Sauer worked as a litigation associate at Cooper & Kirk and then became an Assistant United States Attorney for the Eastern District of Missouri.[5]

In the spring semesters between 2011 and 2013, he was an adjunct professor at the School of Law at Washington University in St. Louis.[6] He later reentered private practice.[5] From 2013 to 2015, he was a partner at Clark & Sauer, LLC.

In 2015, Sauer defended a priest accused of sexually abusing children. Sauer helped the priest sue his accusers and the police officers who were involved.[7] Prosecutors had dropped all charges against the priest, and the priest's record has since been fully expunged.[8][9] Sauer prevailed in the civil lawsuits related to the accusations.[7]

Missouri solicitor general

In January 2017, then-Missouri attorney general Josh Hawley appointed Sauer Solicitor General of Missouri.[10]

On December 10, 2020, as Solicitor General Counsel of Record, Sauer signed the "Motion of States of Missouri, Arkansas, Louisiana, Mississippi, South Carolina, And Utah To Intervene And Proposed Bill of Complaint In Intervention" in an attempt to overturn the 2020 United States presidential election.[11] The motion sought to intervene and join the Texas Bill of Complaint (filed by Texas Attorney General Ken Paxton), to prevent the selection of presidential electors based upon the November election results in Pennsylvania, Georgia, Wisconsin, and Michigan.[12]

In January 2023, Missouri attorney general Andrew Bailey appointed Sauer Deputy Attorney General for Special Litigation.[13][14] Sauer resigned from his post less than a month later, on January 27, 2023.[15]

In July 2023, Sauer testified before a U.S. House Subcommittee as the Louisiana Department of Justice Special Assistant Attorney General. [16]

Representing Donald Trump

On January 9, 2024, he represented former president Donald Trump in oral arguments before a panel of the U.S. Court of Appeals for the District of Columbia Circuit regarding the issue of presidential immunity in the criminal case of United States of America v. Donald J. Trump.[17]
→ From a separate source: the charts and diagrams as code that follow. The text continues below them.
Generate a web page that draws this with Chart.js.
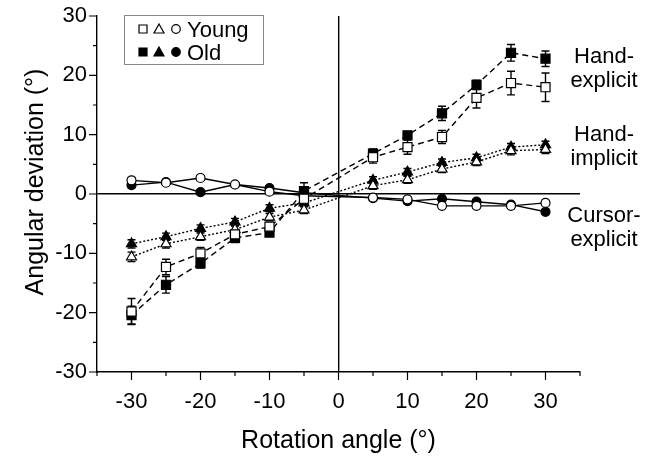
<!DOCTYPE html>
<html>
<head>
<meta charset="utf-8">
<script src="https://cdn.jsdelivr.net/npm/chart.js@4/dist/chart.umd.min.js"></script>
<style>
  html, body { margin: 0; padding: 0; background: #fff; }
  #wrap { width: 651px; height: 459px; }
</style>
</head>
<body>
<div id="wrap"><canvas id="chart" width="651" height="459"></canvas></div>
<script>
// 資料
const angles = [-30, -25, -20, -15, -10, -5, 5, 10, 15, 20, 25, 30];

const handExplicitYoung    = [-19.8, -12.3, -10.0, -6.8, -5.5, -0.8, 6.2, 7.9, 9.6, 16.2, 18.7, 18.0];
const handExplicitYoungErr = [2.2, 1.3, 1.0, 0.8, 0.6, 0.8, 1.0, 1.2, 1.1, 1.7, 2.0, 2.4];
const handExplicitOld      = [-20.4, -15.3, -11.7, -7.4, -6.5, 0.5, 6.8, 9.9, 13.6, 18.4, 23.8, 22.8];
const handExplicitOldErr   = [1.5, 1.4, 0.8, 0.8, 0.6, 1.4, 0.8, 0.6, 1.2, 0.8, 1.4, 1.3];

const handImplicitYoung    = [-10.6, -8.4, -7.2, -6.0, -3.9, -2.7, 1.4, 2.4, 4.2, 5.4, 7.3, 7.5];
const handImplicitYoungErr = [0.8, 0.7, 0.6, 0.6, 0.6, 0.6, 0.6, 0.6, 0.6, 0.6, 0.7, 0.7];
const handImplicitOld      = [-8.4, -7.2, -5.8, -4.7, -2.4, -1.5, 2.3, 3.7, 5.3, 6.1, 7.9, 8.3];
const handImplicitOldErr   = [0.7, 0.6, 0.6, 0.6, 0.6, 0.6, 0.6, 0.6, 0.6, 0.6, 0.6, 0.6];

const cursorExplicitYoung    = [2.3, 1.9, 2.7, 1.6, 0.4, -0.3, -0.6, -0.9, -2.0, -2.0, -2.0, -1.5];
const cursorExplicitYoungErr = [0.5, 0.4, 0.4, 0.4, 0.4, 0.4, 0.4, 0.4, 0.4, 0.4, 0.4, 0.4];
const cursorExplicitOld      = [1.5, 2.0, 0.3, 1.6, 1.0, 0.2, -0.7, -1.2, -0.8, -1.3, -1.8, -3.0];
const cursorExplicitOldErr   = [0.4, 0.4, 0.4, 0.4, 0.4, 0.4, 0.4, 0.4, 0.4, 0.4, 0.4, 0.4];

const xTickLabels = [-30, -20, -10, 0, 10, 20, 30];
const yTickLabels = [-30, -20, -10, 0, 10, 20, 30];
const xMinorTicks = [-35, -25, -15, -5, 5, 15, 25, 35];
const yMinorTicks = [-25, -15, -5, 5, 15, 25];

const conditionLabels = [['Hand-', 'explicit'], ['Hand-', 'implicit'], ['Cursor-', 'explicit']];
const conditionLabelY = [55, 133, 214];

const FONT = "'Liberation Sans', Arial, sans-serif";

function toPoints(values) {
    return angles.map((a, i) => ({ x: a, y: values[i] }));
}

function makeSeries(label, values, errs, style, filled, dash, radius) {
    return {
        label: label,
        data: toPoints(values),
        errors: errs,
        borderColor: '#000',
        borderWidth: 1.4,
        borderDash: dash,
        pointStyle: style,
        pointRadius: radius,
        pointBorderWidth: 1.2,
        pointBorderColor: '#000',
        pointBackgroundColor: filled ? '#000' : '#fff',
        fill: false,
        tension: 0
    };
}

// 誤差線
const errorBarPlugin = {
    id: 'errorBars',
    beforeDatasetsDraw(chart) {
        const ctx = chart.ctx;
        const xs = chart.scales.x, ys = chart.scales.y;
        ctx.save();
        ctx.strokeStyle = '#000';
        ctx.lineWidth = 1.4;
        chart.data.datasets.forEach(ds => {
            ds.data.forEach((p, i) => {
                const e = ds.errors[i];
                const px = xs.getPixelForValue(p.x);
                const top = ys.getPixelForValue(p.y + e);
                const bot = ys.getPixelForValue(p.y - e);
                ctx.beginPath();
                ctx.moveTo(px, top); ctx.lineTo(px, bot);
                ctx.moveTo(px - 4, top); ctx.lineTo(px + 4, top);
                ctx.moveTo(px - 4, bot); ctx.lineTo(px + 4, bot);
                ctx.stroke();
            });
        });
        ctx.restore();
    }
};

// 刻度、標題、圖例與右側標籤
const decorPlugin = {
    id: 'decor',
    afterDraw(chart) {
        const ctx = chart.ctx;
        const xs = chart.scales.x, ys = chart.scales.y;
        const area = chart.chartArea;
        ctx.save();
        ctx.strokeStyle = '#000';
        ctx.lineWidth = 1.2;
        ctx.beginPath();
        xTickLabels.forEach(v => { const p = xs.getPixelForValue(v); ctx.moveTo(p, area.bottom); ctx.lineTo(p, area.bottom + 8); });
        xMinorTicks.forEach(v => { const p = xs.getPixelForValue(v); ctx.moveTo(p, area.bottom); ctx.lineTo(p, area.bottom + 4); });
        yTickLabels.forEach(v => { const p = ys.getPixelForValue(v); ctx.moveTo(area.left, p); ctx.lineTo(area.left - 8, p); });
        yMinorTicks.forEach(v => { const p = ys.getPixelForValue(v); ctx.moveTo(area.left, p); ctx.lineTo(area.left - 4, p); });
        ctx.stroke();

        // y 軸標題
        ctx.fillStyle = '#000';
        ctx.font = '25px ' + FONT;
        ctx.textAlign = 'center';
        ctx.textBaseline = 'middle';
        ctx.save();
        ctx.translate(36, 182);
        ctx.rotate(-Math.PI / 2);
        ctx.fillText('Angular deviation (°)', 0, 0);
        ctx.restore();

        // 右側條件標籤
        ctx.font = '22px ' + FONT;
        ctx.textBaseline = 'alphabetic';
        conditionLabels.forEach((lines, i) => {
            ctx.fillText(lines[0], 604, conditionLabelY[i] + 8);
            ctx.fillText(lines[1], 604, conditionLabelY[i] + 32);
        });

        // 圖例
        ctx.strokeStyle = '#888';
        ctx.lineWidth = 1;
        ctx.strokeRect(124.5, 15.5, 139, 49);
        const rows = [{ y: 29, fill: '#fff', text: 'Young' }, { y: 52, fill: '#000', text: 'Old' }];
        rows.forEach(r => {
            ctx.strokeStyle = '#000';
            ctx.fillStyle = r.fill;
            ctx.lineWidth = 1.2;
            ctx.beginPath(); ctx.rect(139, r.y - 4, 8, 8); ctx.fill(); ctx.stroke();
            ctx.beginPath(); ctx.moveTo(159, r.y - 5); ctx.lineTo(164, r.y + 4); ctx.lineTo(154, r.y + 4); ctx.closePath(); ctx.fill(); ctx.stroke();
            ctx.beginPath(); ctx.arc(176, r.y, 4.3, 0, Math.PI * 2); ctx.fill(); ctx.stroke();
            ctx.fillStyle = '#000';
            ctx.font = '22px ' + FONT;
            ctx.textAlign = 'left';
            ctx.textBaseline = 'alphabetic';
            ctx.fillText(r.text, 187, r.y + 8);
        });
        ctx.restore();
    }
};

document.addEventListener('DOMContentLoaded', function () {
    const ctx = document.getElementById('chart').getContext('2d');
    const zeroLine = c => (c.tick && c.tick.value === 0) ? '#000' : 'rgba(0,0,0,0)';

    new Chart(ctx, {
        type: 'line',
        data: {
            datasets: [
                makeSeries('Hand-explicit Young', handExplicitYoung, handExplicitYoungErr, 'rect', false, [6, 4], 6.4),
                makeSeries('Hand-explicit Old', handExplicitOld, handExplicitOldErr, 'rect', true, [6, 4], 6.4),
                makeSeries('Hand-implicit Young', handImplicitYoung, handImplicitYoungErr, 'triangle', false, [2, 2], 5.8),
                makeSeries('Hand-implicit Old', handImplicitOld, handImplicitOldErr, 'triangle', true, [2, 2], 5.8),
                makeSeries('Cursor-explicit Young', cursorExplicitYoung, cursorExplicitYoungErr, 'circle', false, [], 4.5),
                makeSeries('Cursor-explicit Old', cursorExplicitOld, cursorExplicitOldErr, 'circle', true, [], 4.5)
            ]
        },
        options: {
            responsive: false,
            animation: false,
            layout: { padding: { top: 16, right: 71, left: 0, bottom: 0 } },
            plugins: {
                legend: { display: false },
                tooltip: { enabled: false }
            },
            scales: {
                x: {
                    type: 'linear',
                    min: -35,
                    max: 35,
                    afterBuildTicks: s => { s.ticks = xTickLabels.map(v => ({ value: v })); },
                    afterFit: s => { s.height = 87; s.paddingLeft = 0; s.paddingRight = 0; },
                    grid: { color: zeroLine, lineWidth: 1.4, drawTicks: false },
                    border: { display: true, color: '#000', width: 1.4 },
                    ticks: { color: '#000', padding: 17, font: { family: FONT, size: 22 } },
                    title: {
                        display: true,
                        text: 'Rotation angle (°)',
                        color: '#000',
                        font: { family: FONT, size: 25 },
                        padding: { top: 0, bottom: 3 }
                    }
                },
                y: {
                    min: -30,
                    max: 30,
                    afterBuildTicks: s => { s.ticks = yTickLabels.map(v => ({ value: v })); },
                    afterFit: s => { s.width = 97; s.paddingTop = 0; s.paddingBottom = 0; },
                    grid: { color: zeroLine, lineWidth: 1.4, drawTicks: false },
                    border: { display: true, color: '#000', width: 1.4 },
                    ticks: { color: '#000', padding: 10, font: { family: FONT, size: 22 } }
                }
            }
        },
        plugins: [errorBarPlugin, decorPlugin]
    });
});
</script>
</body>
</html>
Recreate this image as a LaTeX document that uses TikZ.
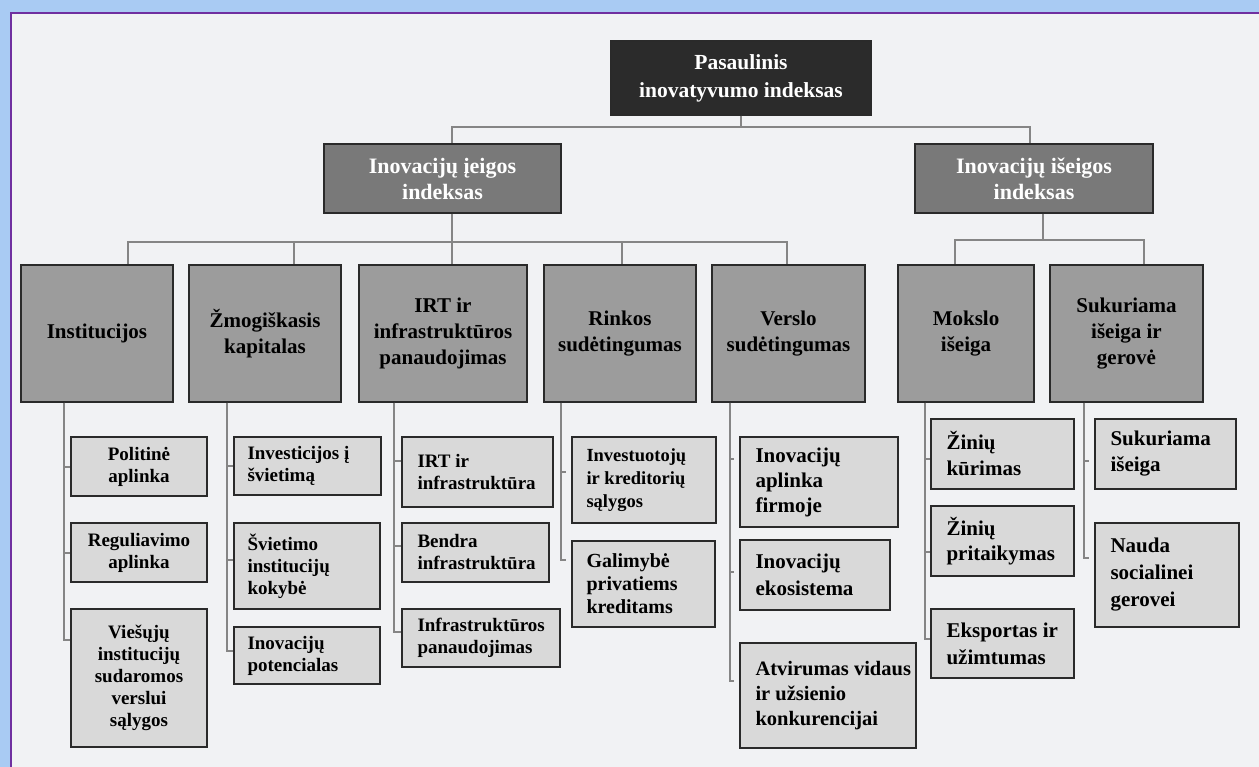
\documentclass[tikz,border=0pt]{standalone}
\usepackage{fontspec}
\setmainfont{Liberation Serif}
\usetikzlibrary{calc}
\definecolor{bgblue}{HTML}{A9CBF3}
\definecolor{panel}{HTML}{F1F2F4}
\definecolor{framec}{HTML}{7030A0}
\definecolor{topfill}{HTML}{2B2B2B}
\definecolor{midfill}{HTML}{797979}
\definecolor{catfill}{HTML}{9C9C9C}
\definecolor{leaffill}{HTML}{D9D9D9}
\definecolor{edgec}{HTML}{2A2A2A}
\definecolor{connc}{HTML}{858585}
\newcommand{\mkbox}[7]{\node[#1, minimum width={#5-#3}, minimum height={#6-#4}] (#2) at ({(#3+#5)/2},{(#4+#6)/2}) {#7};}
\newcommand{\mkleaf}[8]{\mkbox{leafbox}{#1}{#2}{#3}{#4}{#5}{}\node[leaftext, font={#7}, anchor=west] (#1t) at ([xshift=#6pt]#1.west) {#8};}
\begin{document}
\begin{tikzpicture}[x=1pt,y=-1pt,
  boxbase/.style={draw=edgec, line width=1.4pt, inner sep=0pt, rectangle},
  topbox/.style={boxbase, fill=topfill, text=white, align=center, font=\fontsize{21.5}{28}\selectfont\bfseries},
  midbox/.style={boxbase, fill=midfill, text=white, align=center, font=\fontsize{22}{26}\selectfont\bfseries},
  catbox/.style={boxbase, fill=catfill, text=black, align=center, font=\fontsize{21}{26}\selectfont\bfseries},
  leafbox/.style={boxbase, fill=leaffill},
  cleaf/.style={leafbox, align=center, font=\fontsize{19}{22}\selectfont\bfseries},
  leaftext/.style={inner sep=0pt, align=left},
  conn/.style={draw=connc, line width=2pt},
  gapconn/.style={conn, shorten >=5pt}]
\useasboundingbox (0,0) rectangle (1259,767);
\fill[bgblue] (0,0) rectangle (1259,767);
\fill[panel] (11,13) rectangle (1259,767);
\draw[framec, line width=2.5pt] (11,767) -- (11,13) -- (1259,13);

% top levels
\mkbox{topbox}{top}{611}{41}{871}{115}{Pasaulinis\\inovatyvumo indeksas}
\mkbox{midbox}{l2a}{324}{144}{561}{213}{Inovacijų įeigos\\indeksas}
\mkbox{midbox}{l2b}{915}{144}{1153}{213}{Inovacijų išeigos\\indeksas}

% categories
\mkbox{catbox}{inst}{21}{265}{173}{402}{Institucijos}
\mkbox{catbox}{zmog}{189}{265}{341}{402}{Žmogiškasis\\kapitalas}
\mkbox{catbox}{irt}{359}{265}{527}{402}{IRT ir\\infrastruktūros\\panaudojimas}
\mkbox{catbox}{rink}{544}{265}{696}{402}{Rinkos\\sudėtingumas}
\mkbox{catbox}{vers}{712}{265}{865}{402}{Verslo\\sudėtingumas}
\mkbox{catbox}{moks}{898}{265}{1034}{402}{Mokslo\\išeiga}
\mkbox{catbox}{suk}{1050}{265}{1203}{402}{Sukuriama\\išeiga ir\\gerovė}

% leaves: Institucijos
\mkbox{cleaf}{pol}{71}{437}{207}{496}{Politinė\\aplinka}
\mkbox{cleaf}{reg}{71}{523}{207}{582}{Reguliavimo\\aplinka}
\mkbox{cleaf}{vie}{71}{609}{207}{747}{Viešųjų\\institucijų\\sudaromos\\verslui\\sąlygos}
% Zmogiskasis
\mkleaf{inv}{234}{437}{381}{495}{14}{\fontsize{19}{22}\selectfont\bfseries}{Investicijos į\\švietimą}
\mkleaf{svi}{234}{523}{380}{609}{14}{\fontsize{19}{22}\selectfont\bfseries}{Švietimo\\institucijų\\kokybė}
\mkleaf{pot}{234}{627}{380}{684}{14}{\fontsize{19}{22}\selectfont\bfseries}{Inovacijų\\potencialas}
% IRT
\mkleaf{irta}{402}{437}{553}{507}{16}{\fontsize{19}{22}\selectfont\bfseries}{IRT ir\\infrastruktūra}
\mkleaf{ben}{402}{523}{549}{582}{16}{\fontsize{19}{22}\selectfont\bfseries}{Bendra\\infrastruktūra}
\mkleaf{ipa}{402}{609}{560}{667}{16}{\fontsize{19}{22}\selectfont\bfseries}{Infrastruktūros\\panaudojimas}
% Rinkos
\mkleaf{ikr}{572}{437}{716}{523}{15}{\fontsize{18.5}{23}\selectfont\bfseries}{Investuotojų\\ir kreditorių\\sąlygos}
\mkleaf{gal}{572}{541}{715}{627}{15}{\fontsize{20}{23}\selectfont\bfseries}{Galimybė\\privatiems\\kreditams}
% Verslo
\mkleaf{ial}{740}{437}{898}{527}{16}{\fontsize{21}{25}\selectfont\bfseries}{Inovacijų\\aplinka\\firmoje}
\mkleaf{eko}{740}{540}{890}{610}{16}{\fontsize{21}{27}\selectfont\bfseries}{Inovacijų\\ekosistema}
\mkleaf{atv}{740}{643}{916}{748}{16}{\fontsize{20.5}{25}\selectfont\bfseries}{Atvirumas vidaus\\ir užsienio\\konkurencijai}
% Mokslo
\mkleaf{zk}{931}{419}{1074}{489}{16}{\fontsize{21}{26}\selectfont\bfseries}{Žinių\\kūrimas}
\mkleaf{zp}{931}{506}{1074}{576}{16}{\fontsize{21}{25}\selectfont\bfseries}{Žinių\\pritaikymas}
\mkleaf{eks}{931}{609}{1074}{678}{16}{\fontsize{21}{27}\selectfont\bfseries}{Eksportas ir\\užimtumas}
% Sukuriama
\mkleaf{si}{1095}{419}{1236}{489}{16}{\fontsize{21}{26}\selectfont\bfseries}{Sukuriama\\išeiga}
\mkleaf{nau}{1095}{523}{1239}{627}{16}{\fontsize{21}{27}\selectfont\bfseries}{Nauda\\socialinei\\gerovei}

% connectors top
\draw[conn] (top.south) -- ++(0,11) -| ([xshift=9.5pt]l2a.north);
\draw[conn] (top.south) -- ++(0,11) -| ([xshift=-4pt]l2b.north);
% left bar
\coordinate (jl) at (452,242);
\draw[conn] ([xshift=9.5pt]l2a.south) -- (jl);
\draw[conn] (jl) -| ([xshift=31pt]inst.north);
\draw[conn] (jl) -| ([xshift=29pt]zmog.north);
\draw[conn] (jl) -| ([xshift=9pt]irt.north);
\draw[conn] (jl) -| ([xshift=2pt]rink.north);
\draw[conn] (jl) -| ([xshift=-1.5pt]vers.north);
% right bar
\coordinate (jr) at (1043,240);
\draw[conn] ([xshift=9pt]l2b.south) -- (jr);
\draw[conn] (jr) -| ([xshift=-11pt]moks.north);
\draw[conn] (jr) -| ([xshift=17.5pt]suk.north);

% spines
\draw[conn] ([xshift=-33pt]inst.south) |- (pol.west);
\draw[conn] ([xshift=-33pt]inst.south) |- (reg.west);
\draw[conn] ([xshift=-33pt]inst.south) |- ([yshift=38pt]vie.west);

\draw[conn] ([xshift=-38pt]zmog.south) |- (inv.west);
\draw[conn] ([xshift=-38pt]zmog.south) |- ([yshift=6pt]svi.west);
\draw[conn] ([xshift=-38pt]zmog.south) |- ([yshift=5pt]pot.west);

\draw[conn] ([xshift=-49pt]irt.south) |- ([yshift=11pt]irta.west);
\draw[conn] ([xshift=-49pt]irt.south) |- ([yshift=7pt]ben.west);
\draw[conn] ([xshift=-49pt]irt.south) |- ([yshift=6pt]ipa.west);

\draw[gapconn] ([xshift=-59pt]rink.south) |- ([yshift=8pt]ikr.west);
\draw[gapconn] ([xshift=-59pt]rink.south) |- ([yshift=24pt]gal.west);

\draw[gapconn] ([xshift=-58.5pt]vers.south) |- ([yshift=23pt]ial.west);
\draw[gapconn] ([xshift=-58.5pt]vers.south) |- ([yshift=3pt]eko.west);
\draw[gapconn] ([xshift=-58.5pt]vers.south) |- ([yshift=15pt]atv.west);

\draw[conn] ([xshift=-41pt]moks.south) |- ([yshift=-5pt]zk.west);
\draw[conn] ([xshift=-41pt]moks.south) |- ([yshift=-11pt]zp.west);
\draw[conn] ([xshift=-41pt]moks.south) |- ([yshift=5pt]eks.west);

\draw[gapconn] ([xshift=-42.5pt]suk.south) |- ([yshift=-7pt]si.west);
\draw[gapconn] ([xshift=-42.5pt]suk.south) |- ([yshift=17pt]nau.west);
\end{tikzpicture}
\end{document}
At the hearing, in response to a hypothetical question posed by Judge Florence Y. Pan about whether a U.S. President could order SEAL Team Six to assassinate a political rival and be immune from prosecution,[18] Sauer argued that the impeachment clause in Article II, Section 4, of the U.S. Constitution[19] implies that the Senate must first impeach and convict before a president can be criminally prosecuted, and that acquittal bars prosecution.[20] Sauer stated that this type of prosecution of a former president "would authorize, for example, the indictment of President Biden in the Western District of Texas after he leaves office for mismanaging the border allegedly".[21]

U.S. solicitor general

In November 2024, President-elect Donald Trump announced that he would nominate Sauer to serve as solicitor general of the United States.[22] His nomination was confirmed by the Senate on April 4, 2025, by a vote of 52–45.[23] He took office the same day.[24]

In May 2025, Sauer asked the Supreme Court of the United States to include DOGE as a "presidential advisory body" within the Executive Office of the President.[25] Also that month, during a legal case regarding birthright citizenship in the United States, Sauer told the Supreme Court regarding rulings from United States circuit courts that the executive branch "generally respect circuit precedent, but not necessarily in every case".[26]